Nach einem unendlichen, kurzen Augenblick sagte sie -- ein wenig
verlegen, wie ihm schien --: "Nun... wir sehen uns dann heute Abend."
Er schloss für einen kurzen Moment die Augen. Ja, heute Abend,
dachte er. Umgeben von zahlreichen Leuten, wie immer. Dort, wo er sie
regelmäßig sah, fühlte er sich ihr besonders nah, weil
er sich das Gefühl einreden konnte, dass ihn mit ihr eine Art
Geheimnis verband. Und gleichzeitig fühlte er sich ihr besonders
fern, weil er dort noch viel weniger als anderswo über das reden
konnte, was ihn bewegte. Trotzdem freute er sich darauf, wie auf jede
Gelegenheit, in ihrer Nähe zu sein. "Ja," gab er zurück, "bis
heute Abend."
Noch bevor sie wirklich zu ende war begann die flüchtige
Begegnung, sich wieder und wieder in seinen Gedanken zu wiederholen. Er
hatte eine Gelegenheit verstreichen lassen -- aber nein, der Zeitpunkt
wäre nicht der Richtige gewesen -- gut, aber er hätte
wenigstens ein Gespräch mit ihr beginnen können -- ach, es
hätte ja doch nichts geändert: das, was er ihr wirklich zu
sagen hatte, wäre unerwähnt geblieben. Der Wunsch, sich ihr
mitzuteilen, wurde immer größer, aber umso größer
wurde auch seine Angst. Also hatte er sich für das Warten
entschieden. Liebende, dachte er, hoffen gerne darauf, dass die Zeit
ihnen hilft. Dass sie, wenn sie lange genug warten, ihre Frage erst zu
stellen brauchen, wenn sie die Antwort schon kennen. Doch seine
Ungeduld und seine Intuition waren sich einig, dass er nicht so lange
würde warten können. Er würde seine Frage stellen
müssen, ohne ihre Antwort auch nur erahnen zu können.

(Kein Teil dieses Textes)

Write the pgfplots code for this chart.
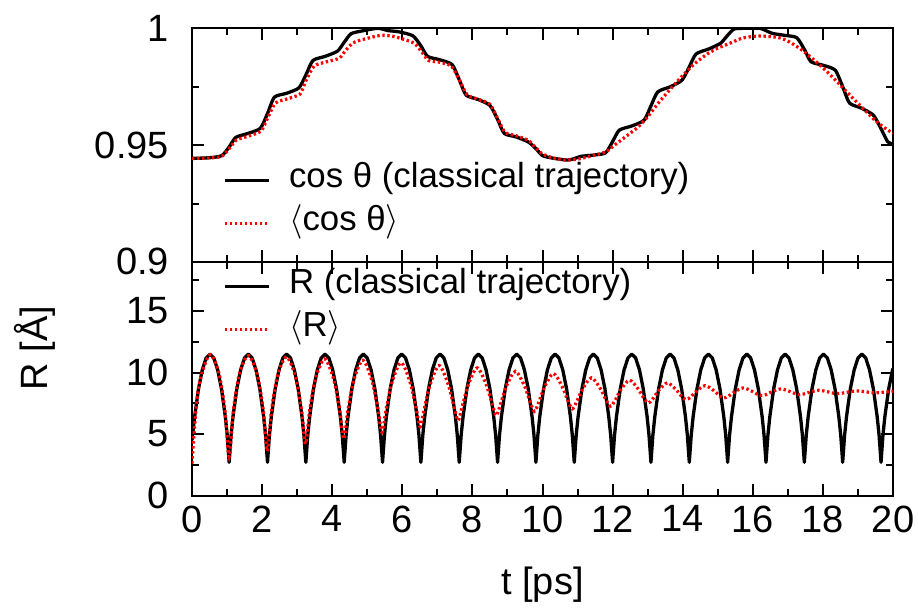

Andererseits ging es aber auch darum ihr mitzuteilen, dass jede Minute
ihrer Gegenwart für ihn ein Grund zur Freude, jede Sekunde ihrer
ungeteilten Aufmerksamkeit gar für ihn ein großes Geschenk
geworden war. Dazu bedurfte es einer ganz besonderen Situation und vor
allem ganz besonderer Worte. Beides passte nicht zu einer
zufälligen Begegnung.
Er sah ihr nach, während sie sich entfernte, und hoffte,
irgendwann die richtigen Worte zu finden.